En Colombia, la indignación es selectiva. Bastante selectiva. Cuando el gobierno pasado realizó bombardeos donde murieron menores reclutados por grupos criminales, el petrismo se rasgó las vestiduras, parpadeó lágrimas revolucionarias y levantó pancartas de moralidad.
Hoy, ante la muerte de al menos 17 menores en operaciones recientes, todos guardan un silencio espeso, casi cómplice.
El país no olvida que, durante años, Gustavo Petro construyó su capital político sobre la denuncia contra estas operaciones. Lo llamó “asesinato”, “crimen de Estado”, “masacre”.
Hoy, en su propio gobierno, esas mismas tragedias ocurren bajo su mando, pero la narrativa cambió mágicamente: ahora “se está verificando”, “son daños colaterales”, “hay que esperar el informe”.
Qué conveniente.
Mientras las familias lloran y el país exige claridad, los petristas desaparecieron del debate como por arte de magia. Los mismos que antes gritaban “¡no más niños en la guerra!” hoy se refugian en tecnicismos, justifican, relativizan o simplemente hacen mutis.
Y lo más indignante es el doble rasero moral.
Si esto hubiese ocurrido en otro gobierno, ya estarían pidiendo renuncias, investigaciones internacionales, protestas en las plazas. Pero como el responsable es su líder, optan por la devoción ciega y la garganta muda.

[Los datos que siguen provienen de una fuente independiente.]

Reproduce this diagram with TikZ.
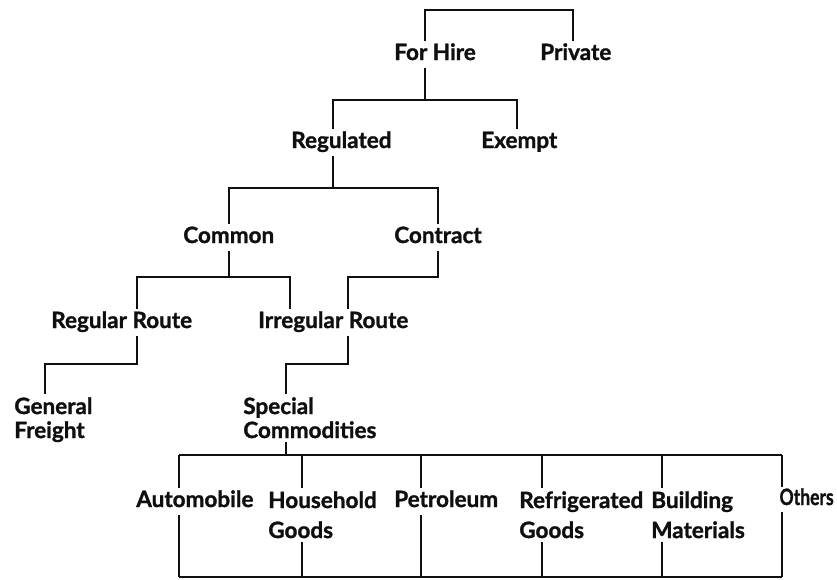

El país necesita respuestas claras:
• ¿Quién dio la orden operacional?
• ¿Qué inteligencia se verificó?
• ¿Qué responsabilidad política existe?
• ¿Qué medidas se van a tomar para evitar que la tragedia se repita?
No se trata de atacar a la Fuerza Pública, que combate a grupos que reclutan, esclavizan y utilizan menores como carne de cañón. Se trata de exigir coherencia y responsabilidad política al gobierno que prometió que esto “jamás volvería a ocurrir”.
Y ahí está el punto:
si la vida de un menor era sagrada antes, sigue siéndolo hoy.
No depende del color del gobierno, ni del discurso, ni del partido.
Que hoy los petristas estén callados no borra los hechos.
No resta dolor.
No elimina la responsabilidad política.
Lo único que demuestra es que, cuando les toca a ellos responder, la indignación deja de ser ética y se vuelve conveniencia.
Y ese silencio, ese silencio cobarde, grita más fuerte que cualquier discurso progresista.